═════ Dataset content
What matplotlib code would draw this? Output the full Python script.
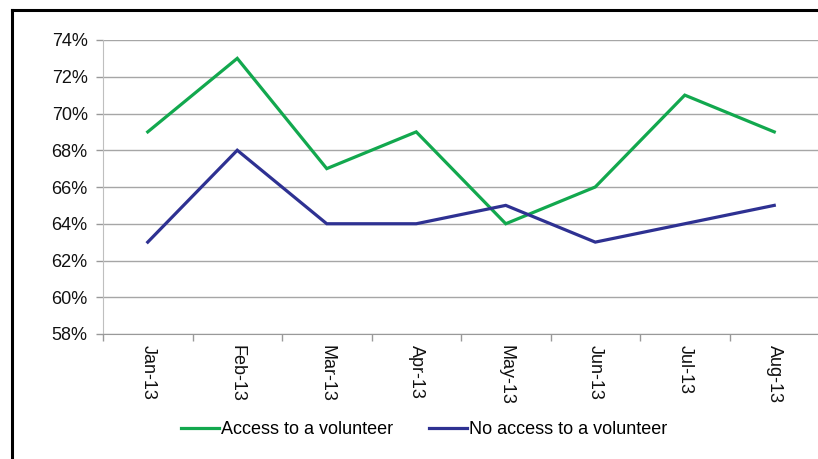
import matplotlib
matplotlib.use("Agg")
import matplotlib.pyplot as plt
from matplotlib.lines import Line2D
from matplotlib.ticker import FuncFormatter, FixedLocator

months = ["Jan-13", "Feb-13", "Mar-13", "Apr-13", "May-13", "Jun-13", "Jul-13", "Aug-13"]
access = [69, 73, 67, 69, 64, 66, 71, 69]
no_access = [63, 68, 64, 64, 65, 63, 64, 65]
yticks = [58, 60, 62, 64, 66, 68, 70, 72, 74]

plt.rcParams['font.family'] = ['Liberation Sans', 'DejaVu Sans']

W, H = 818, 459
fig = plt.figure(figsize=(W / 100, H / 100), dpi=100)
ax = fig.add_axes([103 / W, 1 - 334 / H, (819 - 103) / W, (334 - 40) / H])

x = list(range(len(months)))
ax.plot(x, access, color="#12a84e", lw=2.3, label="Access to a volunteer", solid_joinstyle="miter")
ax.plot(x, no_access, color="#2e3192", lw=2.3, label="No access to a volunteer", solid_joinstyle="miter")

ax.set_xlim(-0.5, len(months) - 0.5)
ax.set_ylim(58, 74)
ax.set_yticks(yticks)
ax.yaxis.set_major_formatter(FuncFormatter(lambda v, p: f"{v:.0f}%"))
ax.grid(axis="y", color="#a6a6a6", lw=1.0)
ax.set_axisbelow(True)

fs = 13
ax.set_xticks(x)
ax.set_xticklabels(months, rotation=-90, fontsize=fs, color="#111111")
ax.tick_params(axis="x", length=0, pad=8)
ax.xaxis.set_minor_locator(FixedLocator([i - 0.5 for i in range(len(months) + 1)]))
ax.tick_params(axis="x", which="minor", length=5, color="#999999", width=1)
ax.tick_params(axis="y", length=5, color="#999999", width=1, labelsize=fs, labelcolor="#111111", pad=6)

for s in ["top", "right"]:
    ax.spines[s].set_visible(False)
ax.spines["left"].set_color("#bfbfbf")
ax.spines["bottom"].set_color("#999999")

leg = fig.legend(loc="center", bbox_to_anchor=(424 / W, 1 - 430 / H), ncol=2, frameon=False,
                 fontsize=fs, handlelength=2.1, handletextpad=0.1, columnspacing=2.0)

fig.add_artist(Line2D([11.5 / W, 11.5 / W], [0, 1 - 10 / H], color="black", lw=2.2, transform=fig.transFigure))
fig.add_artist(Line2D([11.5 / W, 1], [1 - 10 / H, 1 - 10 / H], color="black", lw=2.2, transform=fig.transFigure))

fig.savefig("out.png", dpi=100)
══════════
Stated exercise:
Take the material above from its first line through the line holding "ax.set_axisbelow(True)" and set it down exactly, without the pictures.

In response:
What matplotlib code would draw this? Output the full Python script.
import matplotlib
matplotlib.use("Agg")
import matplotlib.pyplot as plt
from matplotlib.lines import Line2D
from matplotlib.ticker import FuncFormatter, FixedLocator

months = ["Jan-13", "Feb-13", "Mar-13", "Apr-13", "May-13", "Jun-13", "Jul-13", "Aug-13"]
access = [69, 73, 67, 69, 64, 66, 71, 69]
no_access = [63, 68, 64, 64, 65, 63, 64, 65]
yticks = [58, 60, 62, 64, 66, 68, 70, 72, 74]

plt.rcParams['font.family'] = ['Liberation Sans', 'DejaVu Sans']

W, H = 818, 459
fig = plt.figure(figsize=(W / 100, H / 100), dpi=100)
ax = fig.add_axes([103 / W, 1 - 334 / H, (819 - 103) / W, (334 - 40) / H])

x = list(range(len(months)))
ax.plot(x, access, color="#12a84e", lw=2.3, label="Access to a volunteer", solid_joinstyle="miter")
ax.plot(x, no_access, color="#2e3192", lw=2.3, label="No access to a volunteer", solid_joinstyle="miter")

ax.set_xlim(-0.5, len(months) - 0.5)
ax.set_ylim(58, 74)
ax.set_yticks(yticks)
ax.yaxis.set_major_formatter(FuncFormatter(lambda v, p: f"{v:.0f}%"))
ax.grid(axis="y", color="#a6a6a6", lw=1.0)
ax.set_axisbelow(True)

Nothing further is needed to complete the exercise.